Write out the data below exactly as given, without any of its pictures.

====== EXTRACTED ENTRIES

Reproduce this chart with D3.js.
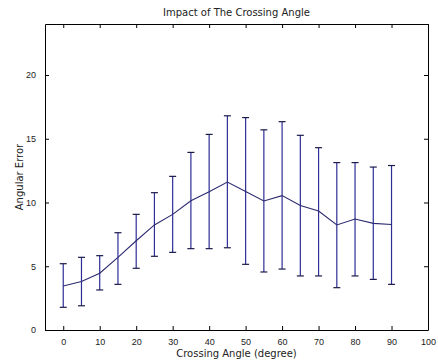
<!DOCTYPE html>
<html>
<head>
<meta charset="utf-8">
<script src="https://cdn.jsdelivr.net/npm/d3@7"></script>
<style>
  body { margin: 0; background: #fff; }
  svg text { font-family: "DejaVu Sans", sans-serif; fill: #222; }
</style>
</head>
<body>
<figure id="chart" style="margin:0"></figure>
<script>
// crossing angle (degree)
const angles = [0, 5, 10, 15, 20, 25, 30, 35, 40, 45, 50, 55, 60, 65, 70, 75, 80, 85, 90];
// mean angular error
const meanErr = [3.45, 3.8, 4.45, 5.7, 7.0, 8.24, 9.07, 10.14, 10.85, 11.6, 10.87, 10.12, 10.54, 9.76, 9.33, 8.24, 8.7, 8.36, 8.27];
// upper and lower error bar ends
const upperErr = [5.2, 5.7, 5.83, 7.63, 9.07, 10.77, 12.05, 13.93, 15.34, 16.8, 16.66, 15.7, 16.34, 15.27, 14.3, 13.13, 13.13, 12.78, 12.9];
const lowerErr = [1.78, 1.9, 3.14, 3.58, 4.84, 5.78, 6.09, 6.38, 6.38, 6.45, 5.15, 4.55, 4.78, 4.24, 4.24, 3.32, 4.24, 3.97, 3.58];
const xTicks = [0, 10, 20, 30, 40, 50, 60, 70, 80, 90, 100];
const yTicks = [0, 5, 10, 15, 20];

const W = 438, H = 362;
const margin = { top: 24, right: 10, bottom: 32, left: 45 };
const width = W - margin.left - margin.right;
const height = H - margin.top - margin.bottom;
const blue = "#2e2e96";

const svg = d3.select("#chart").append("svg")
  .attr("width", W)
  .attr("height", H);

const g = svg.append("g")
  .attr("transform", `translate(${margin.left},${margin.top})`);

const x = d3.scaleLinear().domain([-5, 100]).range([0, width]);
const y = d3.scaleLinear().domain([0, 24]).range([height, 0]);

// axes (ticks pointing inwards, box style)
const axisStyle = sel => {
  sel.select(".domain").attr("stroke", "#000");
  sel.selectAll(".tick line").attr("stroke", "#000");
  sel.selectAll(".tick text").style("font-size", "9px").style("font-family", "'Liberation Sans', sans-serif").attr("fill", "#444");
};

g.append("g")
  .attr("transform", `translate(0,${height})`)
  .call(d3.axisBottom(x).tickValues(xTicks).tickSizeInner(-4).tickSizeOuter(0).tickPadding(9))
  .call(axisStyle);

g.append("g")
  .call(d3.axisLeft(y).tickValues(yTicks).tickSizeInner(-4).tickSizeOuter(0).tickPadding(9))
  .call(axisStyle);

g.append("g")
  .call(d3.axisTop(x).tickValues(xTicks).tickSizeInner(-4).tickSizeOuter(0).tickFormat(""))
  .call(axisStyle);

g.append("g")
  .attr("transform", `translate(${width},0)`)
  .call(d3.axisRight(y).tickValues(yTicks).tickSizeInner(-4).tickSizeOuter(0).tickFormat(""))
  .call(axisStyle);

g.selectAll(".domain").attr("stroke-width", 1);

// error bars
const data = angles.map((a, i) => ({ a, m: meanErr[i], hi: upperErr[i], lo: lowerErr[i] }));
const cap = 3.5;

const bars = g.append("g").selectAll("g.bar")
  .data(data)
  .enter().append("g")
  .attr("class", "bar");

bars.append("line")
  .attr("x1", d => x(d.a)).attr("x2", d => x(d.a))
  .attr("y1", d => y(d.lo)).attr("y2", d => y(d.hi))
  .attr("stroke", blue).attr("stroke-width", 1.2);

bars.append("line")
  .attr("x1", d => x(d.a) - cap).attr("x2", d => x(d.a) + cap)
  .attr("y1", d => y(d.hi)).attr("y2", d => y(d.hi))
  .attr("stroke", "#1a1a4a").attr("stroke-width", 1.2);

bars.append("line")
  .attr("x1", d => x(d.a) - cap).attr("x2", d => x(d.a) + cap)
  .attr("y1", d => y(d.lo)).attr("y2", d => y(d.lo))
  .attr("stroke", "#1a1a4a").attr("stroke-width", 1.2);

// mean line
g.append("path")
  .datum(data)
  .attr("fill", "none")
  .attr("stroke", "#2a2a70")
  .attr("stroke-width", 1.1)
  .attr("d", d3.line().x(d => x(d.a)).y(d => y(d.m)));

// title and labels
svg.append("text")
  .attr("x", margin.left + width / 2)
  .attr("y", 16)
  .attr("text-anchor", "middle")
  .style("font-size", "10px")
  .text("Impact of The Crossing Angle");

svg.append("text")
  .attr("x", margin.left + width / 2)
  .attr("y", 357)
  .attr("text-anchor", "middle")
  .style("font-size", "10px")
  .text("Crossing Angle (degree)");

svg.append("text")
  .attr("transform", `translate(23,${margin.top + height / 2}) rotate(-90)`)
  .attr("text-anchor", "middle")
  .style("font-size", "10px")
  .text("Angular Error");
</script>
</body>
</html>
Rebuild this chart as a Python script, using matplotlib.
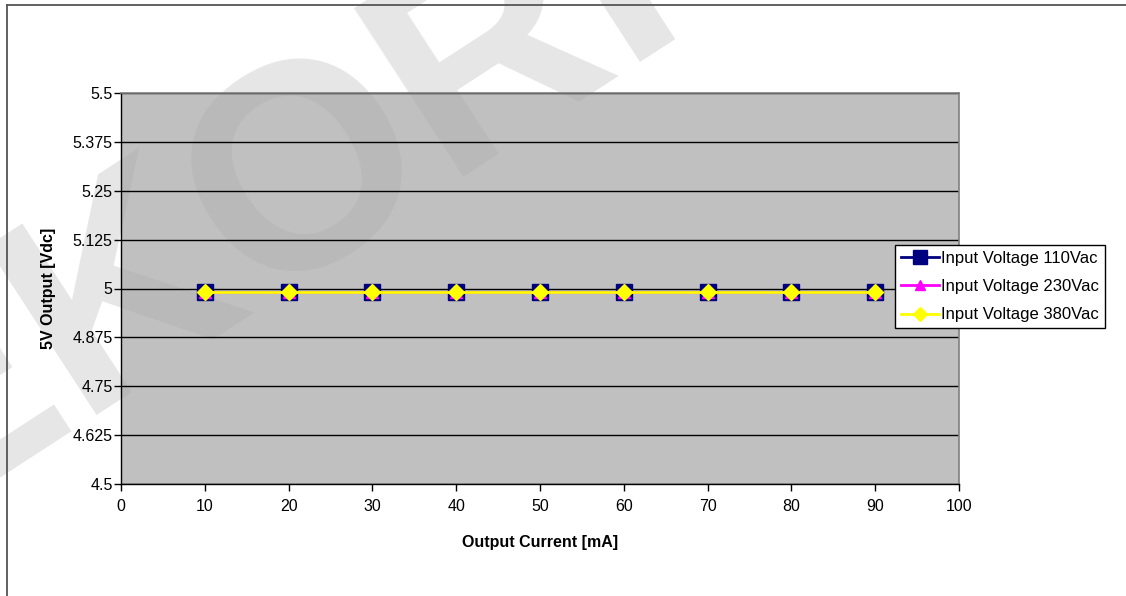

============

OUTPUT FOR THIS TASK »
Reproduce this chart with D3.js.
<!DOCTYPE html>
<html>
<head>
<meta charset="utf-8">
<script src="https://cdn.jsdelivr.net/npm/d3@7"></script>
<style>
  body { margin: 0; background: #fff; }
  svg text { font-family: "DejaVu Sans", sans-serif; fill: #222; }
</style>
</head>
<body>
<figure id="chart" style="margin:0"></figure>
<script>
// crossing angle (degree)
const angles = [0, 5, 10, 15, 20, 25, 30, 35, 40, 45, 50, 55, 60, 65, 70, 75, 80, 85, 90];
// mean angular error
const meanErr = [3.45, 3.8, 4.45, 5.7, 7.0, 8.24, 9.07, 10.14, 10.85, 11.6, 10.87, 10.12, 10.54, 9.76, 9.33, 8.24, 8.7, 8.36, 8.27];
// upper and lower error bar ends
const upperErr = [5.2, 5.7, 5.83, 7.63, 9.07, 10.77, 12.05, 13.93, 15.34, 16.8, 16.66, 15.7, 16.34, 15.27, 14.3, 13.13, 13.13, 12.78, 12.9];
const lowerErr = [1.78, 1.9, 3.14, 3.58, 4.84, 5.78, 6.09, 6.38, 6.38, 6.45, 5.15, 4.55, 4.78, 4.24, 4.24, 3.32, 4.24, 3.97, 3.58];
const xTicks = [0, 10, 20, 30, 40, 50, 60, 70, 80, 90, 100];
const yTicks = [0, 5, 10, 15, 20];

const W = 438, H = 362;
const margin = { top: 24, right: 10, bottom: 32, left: 45 };
const width = W - margin.left - margin.right;
const height = H - margin.top - margin.bottom;
const blue = "#2e2e96";

const svg = d3.select("#chart").append("svg")
  .attr("width", W)
  .attr("height", H);

const g = svg.append("g")
  .attr("transform", `translate(${margin.left},${margin.top})`);

const x = d3.scaleLinear().domain([-5, 100]).range([0, width]);
const y = d3.scaleLinear().domain([0, 24]).range([height, 0]);

// axes (ticks pointing inwards, box style)
const axisStyle = sel => {
  sel.select(".domain").attr("stroke", "#000");
  sel.selectAll(".tick line").attr("stroke", "#000");
  sel.selectAll(".tick text").style("font-size", "9px").style("font-family", "'Liberation Sans', sans-serif").attr("fill", "#444");
};

g.append("g")
  .attr("transform", `translate(0,${height})`)
  .call(d3.axisBottom(x).tickValues(xTicks).tickSizeInner(-4).tickSizeOuter(0).tickPadding(9))
  .call(axisStyle);

g.append("g")
  .call(d3.axisLeft(y).tickValues(yTicks).tickSizeInner(-4).tickSizeOuter(0).tickPadding(9))
  .call(axisStyle);

g.append("g")
  .call(d3.axisTop(x).tickValues(xTicks).tickSizeInner(-4).tickSizeOuter(0).tickFormat(""))
  .call(axisStyle);

g.append("g")
  .attr("transform", `translate(${width},0)`)
  .call(d3.axisRight(y).tickValues(yTicks).tickSizeInner(-4).tickSizeOuter(0).tickFormat(""))
  .call(axisStyle);

g.selectAll(".domain").attr("stroke-width", 1);

// error bars
const data = angles.map((a, i) => ({ a, m: meanErr[i], hi: upperErr[i], lo: lowerErr[i] }));
const cap = 3.5;

const bars = g.append("g").selectAll("g.bar")
  .data(data)
  .enter().append("g")
  .attr("class", "bar");

bars.append("line")
  .attr("x1", d => x(d.a)).attr("x2", d => x(d.a))
  .attr("y1", d => y(d.lo)).attr("y2", d => y(d.hi))
  .attr("stroke", blue).attr("stroke-width", 1.2);

bars.append("line")
  .attr("x1", d => x(d.a) - cap).attr("x2", d => x(d.a) + cap)
  .attr("y1", d => y(d.hi)).attr("y2", d => y(d.hi))
  .attr("stroke", "#1a1a4a").attr("stroke-width", 1.2);

bars.append("line")
  .attr("x1", d => x(d.a) - cap).attr("x2", d => x(d.a) + cap)
  .attr("y1", d => y(d.lo)).attr("y2", d => y(d.lo))
  .attr("stroke", "#1a1a4a").attr("stroke-width", 1.2);

// mean line
g.append("path")
  .datum(data)
  .attr("fill", "none")
  .attr("stroke", "#2a2a70")
  .attr("stroke-width", 1.1)
  .attr("d", d3.line().x(d => x(d.a)).y(d => y(d.m)));

// title and labels
svg.append("text")
  .attr("x", margin.left + width / 2)
  .attr("y", 16)
  .attr("text-anchor", "middle")
  .style("font-size", "10px")
  .text("Impact of The Crossing Angle");

svg.append("text")
  .attr("x", margin.left + width / 2)
  .attr("y", 357)
  .attr("text-anchor", "middle")
  .style("font-size", "10px")
  .text("Crossing Angle (degree)");

svg.append("text")
  .attr("transform", `translate(23,${margin.top + height / 2}) rotate(-90)`)
  .attr("text-anchor", "middle")
  .style("font-size", "10px")
  .text("Angular Error");
</script>
</body>
</html>
Rebuild this chart as a Python script, using matplotlib.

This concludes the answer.